Politicizing on the Internet
A couple of days ago, I wrote a Facebook post, then a blog post on the French ecologist primary — or, rather, inspired by it. That text was both less fun and longer than my usual material because a) I’m trying to get a point across (I usually don’t) b) I’m trying to get it right. Meaning, believe it or not, I’m not looking for a debate over social media. In my mind, everybody agrees with me.
Then, there’s Facebook.
In fairness, I only received 3 feedbacks that were argumentative, none of which were even angry: after all, Facebook is for friends. Had I enough pull on Twitter, that might be an entirely different ball game. But here we are: I write for my friends. Well, 3, as it turns out. That’s not even true, by the way: I also received a couple of likes. Let’s say 10 for argument’s sake. Seems only fitting.
The point is, I assumed not everybody would agree with what I had to say — I’m one of those dreadful people who do not equate global warming with the end of the world (yet) — but I didn’t quite know what opposite arguments would look like. And, honestly, the few reactions I got did surprise me. Granted, not everyone studied macroeconomics (or has a father who’s an economics university professor), history or public law. Still, I genuinely am surprised with the fact that people, time and again, seem to go for the end-of-the-world paradigm.
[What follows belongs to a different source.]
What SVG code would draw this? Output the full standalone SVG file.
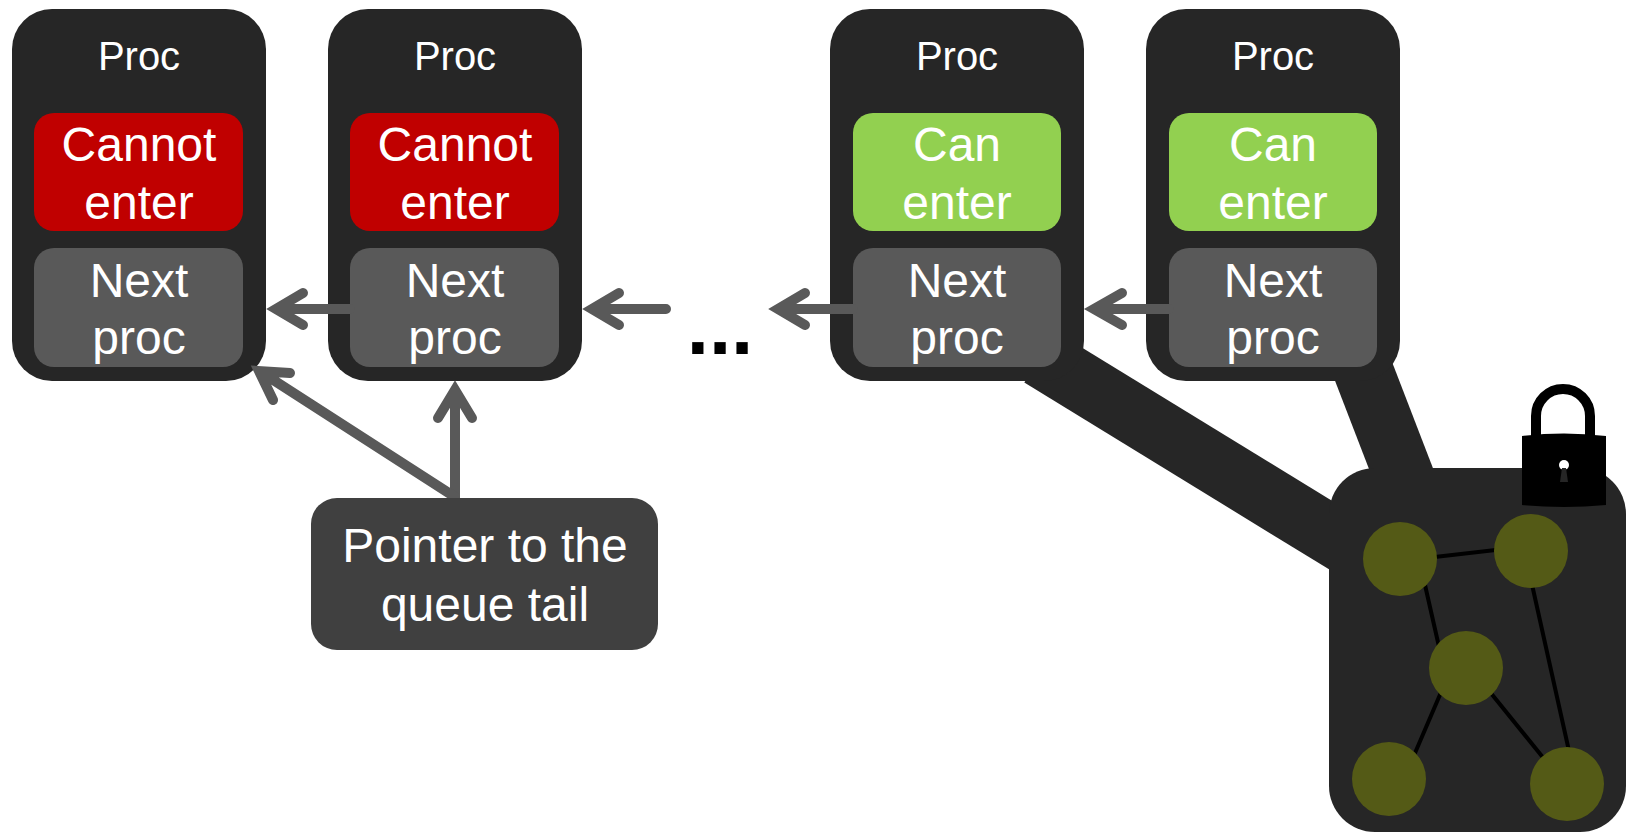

What’s that, I hear you say? That’s what people in the early 20th century assumed World Wars would do to humanity: annihilate it. We survived, although at a terrible cost, because war is about the worst possible outcome when it comes to global affairs, no matter how you try to present it to your fellow countrymen (see: Afghanistan in the 21st century). That’s also what people in the second half of the 20th century assumed the cold war would bring: a nuclear winter that would, you guessed it, amount to humanity’s annihilation. And that’s what many people today assume global warming will bring, before fantasizing about opening a self-sufficient farm in the countryside — but not actually doing it — thinking that it will somehow solve the issue. If you detect sarcasm in that last sentence, that’s because there is: I have heard the idea too many times to stand idle at this point…
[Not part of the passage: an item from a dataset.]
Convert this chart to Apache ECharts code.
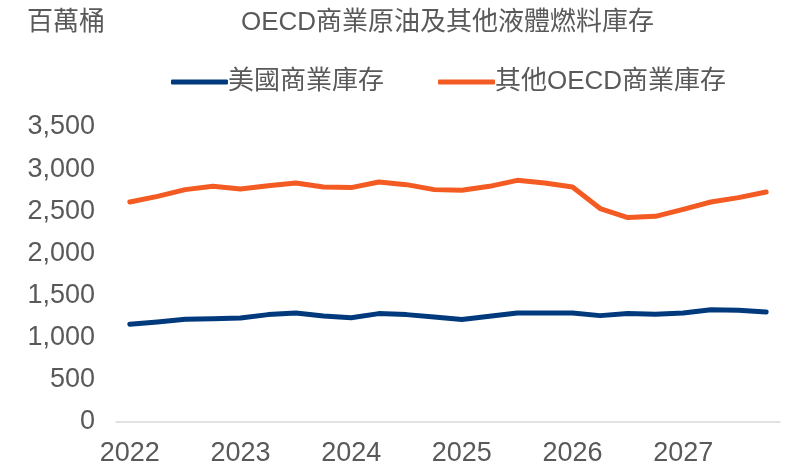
<!DOCTYPE html>
<html>
<head>
<meta charset="utf-8">
<script src="https://cdn.jsdelivr.net/npm/echarts@6/dist/echarts.min.js"></script>
<style>
  html, body { margin: 0; padding: 0; background: #fff; }
  #chart { width: 787px; height: 467px; }
</style>
</head>
<body>
<div id="chart"></div>
<script>
// quarterly, 2022Q1 .. 2027Q4
const quarters = [];
for (let y = 2022; y <= 2027; y++) {
  for (let q = 1; q <= 4; q++) quarters.push(y + 'Q' + q);
}
const usStocks = [1159, 1186, 1218, 1226, 1234, 1274, 1293, 1258, 1238, 1286, 1274, 1246,
                  1215, 1254, 1293, 1293, 1293, 1262, 1286, 1278, 1293, 1333, 1325, 1305];
const otherOecdStocks = [2610, 2677, 2757, 2796, 2765, 2804, 2836, 2788, 2781, 2847, 2816, 2757,
                         2749, 2796, 2867, 2836, 2788, 2532, 2425, 2440, 2523, 2610, 2662, 2729];

const textColor = "#595959";
const cjk = "'Liberation Sans', Arial, 'Noto Sans CJK TC', sans-serif";

var myChart = echarts.init(document.getElementById("chart"));
var option = {
  animation: false,
  textStyle: { fontFamily: cjk },
  title: [
    {
      text: "OECD商業原油及其他液體燃料庫存",
      left: 236,
      top: 5,
      textStyle: { fontSize: 26, fontWeight: "normal", color: textColor, fontFamily: cjk }
    },
    {
      text: "百萬桶",
      left: 22,
      top: 5,
      textStyle: { fontSize: 26, fontWeight: "normal", color: textColor, fontFamily: cjk }
    }
  ],
  legend: {
    left: 166,
    top: 64,
    icon: "roundRect",
    itemWidth: 57,
    itemHeight: 5,
    itemGap: 54,
    textStyle: { fontSize: 26, color: textColor, padding: [0, 0, 0, -5] },
    data: ["美國商業庫存", "其他OECD商業庫存"]
  },
  grid: {
    left: 116,
    right: 7,
    top: 127,
    bottom: 45
  },
  xAxis: {
    type: "category",
    data: quarters,
    boundaryGap: true,
    axisTick: { show: false },
    axisLine: { lineStyle: { color: "#d9d9d9", width: 1.5 } },
    axisLabel: {
      interval: 3,
      fontSize: 27,
      color: textColor,
      margin: 18,
      formatter: function (v) { return v.slice(0, 4); }
    }
  },
  yAxis: {
    type: "value",
    min: 0,
    max: 3500,
    interval: 500,
    splitLine: { show: false },
    axisLine: { show: false },
    axisTick: { show: false },
    axisLabel: {
      fontSize: 27,
      color: textColor,
      margin: 21,
      formatter: function (v) { return v.toLocaleString("en-US"); }
    }
  },
  series: [
    {
      name: "美國商業庫存",
      type: "line",
      data: usStocks,
      showSymbol: false,
      color: "#003A7D",
      lineStyle: { width: 5, color: "#003A7D", cap: "round", join: "round" }
    },
    {
      name: "其他OECD商業庫存",
      type: "line",
      data: otherOecdStocks,
      showSymbol: false,
      color: "#F45B22",
      lineStyle: { width: 5, color: "#F45B22", cap: "round", join: "round" }
    }
  ]
};
myChart.setOption(option);
</script>
</body>
</html>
Let me be clear: of course, I believe that global warming is real. And, of course, I believe it is a huge problem, probably the worst we have to tackle today, possibly the worst we ever had to tackle (although surviving a mammoth attack 50 000 years ago seemed pretty damn’ serious then). But I also believe that peeing our pants and/or essentially trying to go back in time is not the answer, nor has it ever been. French philosopher Jean-Jacques Rousseau tried that with his mythified “state of nature” (for effect, to some degree), British economist Thomas Malthus tried that with his “malthusian trap” theory (with more scientific reasoning, but about as many flaws)… One might argue that the following position is in itself eminently biased, but I am convinced that actual science and innovation are the only way out of this. As they have always been.
Meaning that we have to go forward. With science and life, not thinking that going back in time or curtailing the world’s demography and/or growth is either feasible — or indeed desirable. The biggest problem with reactionary ideas of the going-back-in-time variety is this: although largely based on good intentions, they end up being more wasteful than the rest. Ironically.